One of the most contentious areas has been the Foundation’s indirect support for corporate-controlled seed systems. By backing research institutions and policy frameworks that favour proprietary seeds and biotechnology, the Foundation has been accused of weakening India’s traditional seed sovereignty. For generations, Indian farmers saved, exchanged, and improved seeds locally. The shift toward patented or hybrid seeds forces farmers to buy fresh inputs every season, deepening dependence on external suppliers and increasing costs.

Equally troubling is the Foundation’s growing influence over public agricultural research. By funding universities, think tanks, and international bodies working closely with Indian institutions, it has shaped research priorities—often sidelining indigenous knowledge, agroecology, and low-input farming systems. Several agricultural economists argue that this creates a subtle but powerful distortion: research begins to serve donor interests rather than farmer realities.

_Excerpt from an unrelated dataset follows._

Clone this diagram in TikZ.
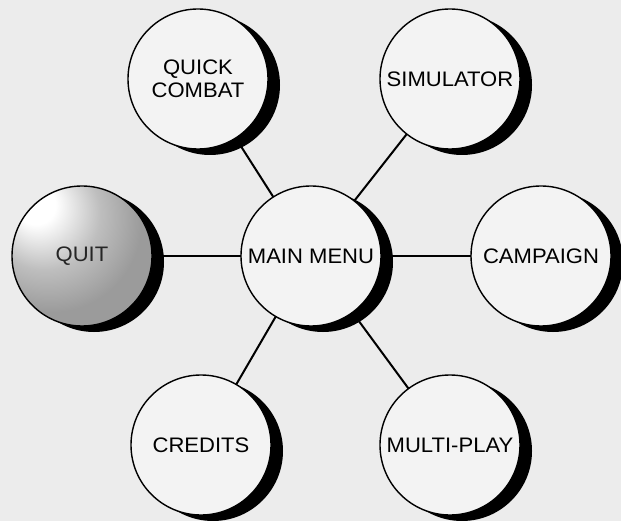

The digitalization of agriculture has emerged as another fault line. The Foundation has actively supported digital land records, farm data platforms, and algorithm-based advisory systems. While framed as efficiency-enhancing tools, farmer unions and data-rights activists warn that corporate access to farm data could lead to surveillance, price manipulation, and loss of farmer bargaining power. In a country where land ownership is fragmented and legal protections are weak, data control becomes a new form of power.

The farmer protests against the now-repealed farm laws brought these anxieties into the open. Many protest leaders pointed to the convergence of corporate interests, policy reforms, and philanthropic funding as evidence of a larger attempt to restructure Indian agriculture without democratic consultation. Though the Gates Foundation denied direct involvement in those laws, its ideological alignment with market-led agricultural reforms drew renewed scrutiny.

Defenders of the Foundation argue that India faces genuine challenges—climate change, declining productivity, and food insecurity—and that innovation is essential. They contend that philanthropy fills gaps left by weak public investment. Yet the central question remains unresolved: who decides what innovation looks like, and who bears the risk when it fails?

The problem is not philanthropy itself, but philanthro-capitalism without accountability. When unelected global institutions influence national food systems, democratic oversight weakens. Indian agriculture does not need imported solutions designed in boardrooms thousands of miles away; it needs investment rooted in local ecology, farmer wisdom, and social equity.

As India rethinks its agricultural path, the role of powerful philanthropic actors must be openly debated. Transparency, accountability, and farmer-centric policymaking are not optional—they are essential. Otherwise, the future of Indian farming risks being shaped not by those who till the land, but by those who fund the narrative.